The Weddle and Ellis families celebrate Christmas in 2005 at the Butler Officers’ Club on Camp Foster in Okinawa Japan. Ashlea Ellis, center left, and Tiffiney Weddle, center right, are sisters and educators employed by the Department of Defense Dependents Schools. Pictured from the back row from left to right: Brian Ellis, Ashlea Ellis, Tiffiney Weddle and Geoff Weddle. Bottom row from left to right: Ellis and Weddle’s father, Danny Staples, Milicent Weddle, Jalen Ellis, Ellis and Weddle’s mother, Barbara Staples and Landon Weddle. (Courtesy of Tiffiney Weddle)
Ashlea Ellis’ older sister for years tried to persuade her to come to Okinawa.

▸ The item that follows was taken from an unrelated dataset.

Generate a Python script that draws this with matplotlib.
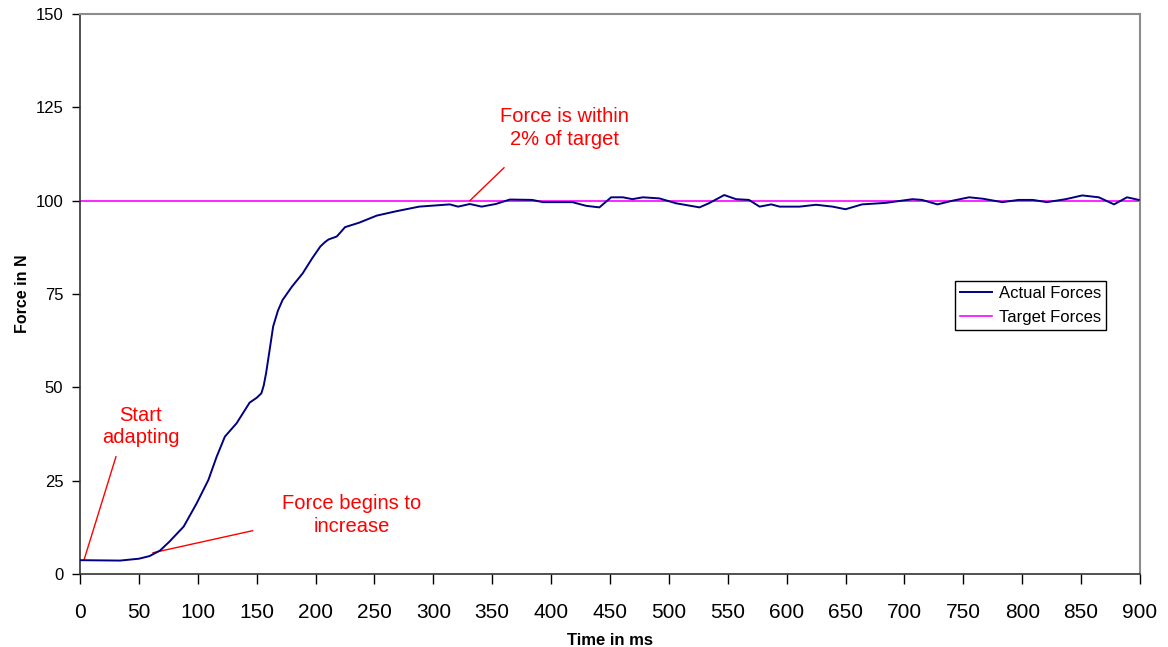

Tiffiney Weddle — then a gifted education teacher at Bechtel Elementary School — would boast about the local beaches and festive Japanese culture. And she would rave about the innovative teaching going on in DODDS schools.
"She would call and tell me about all these things she was doing and the wonderful environment," Ellis said.
Back then, Ellis was a first-grade teacher in Laurel, Miss. Life overseas sounded appealing, but she and her husband, Brian, liked that their young sons were growing up with grandparents close by.
"We just never could see going to a faraway place," she said. "Finally, she just talked me into it. ... She’s the big sister and I’m the little sister, and I listen."
Ellis, 34, has been a DODDS teacher for seven years; Weddle, 37, has been with DODDS for almost a decade.
Like Weddle, Ellis said one motivating factor was that her meager salary in Mississippi — just a little over $21,000 — made it difficult to support her family. DODDS offered a salary boost, paid housing and good benefits.
For six years, the sisters and their families lived within walking distance of each other on Kadena Air Base. They talked two or three times a day, supported each others’ children at sports games, toured the island together and enjoyed family dinners.
“She became my best friend,” Weddle said.
Last year, Ellis and her family transferred to Germany — to try something different and to experience Europe. She’s now a second-grade teacher at Illesheim Elementary School in Bavaria.
“It was really nice having her here,” said Weddle, now an educational technologist with the Okinawa school district. “It was like being home.”
Ellis and her clan missed Thanksgiving and Christmas this year on Okinawa. But Weddle’s family is making a stop in Germany this summer.
“There are times I wish she didn’t go,” Weddle said. “But now I have an excuse to go to Europe.”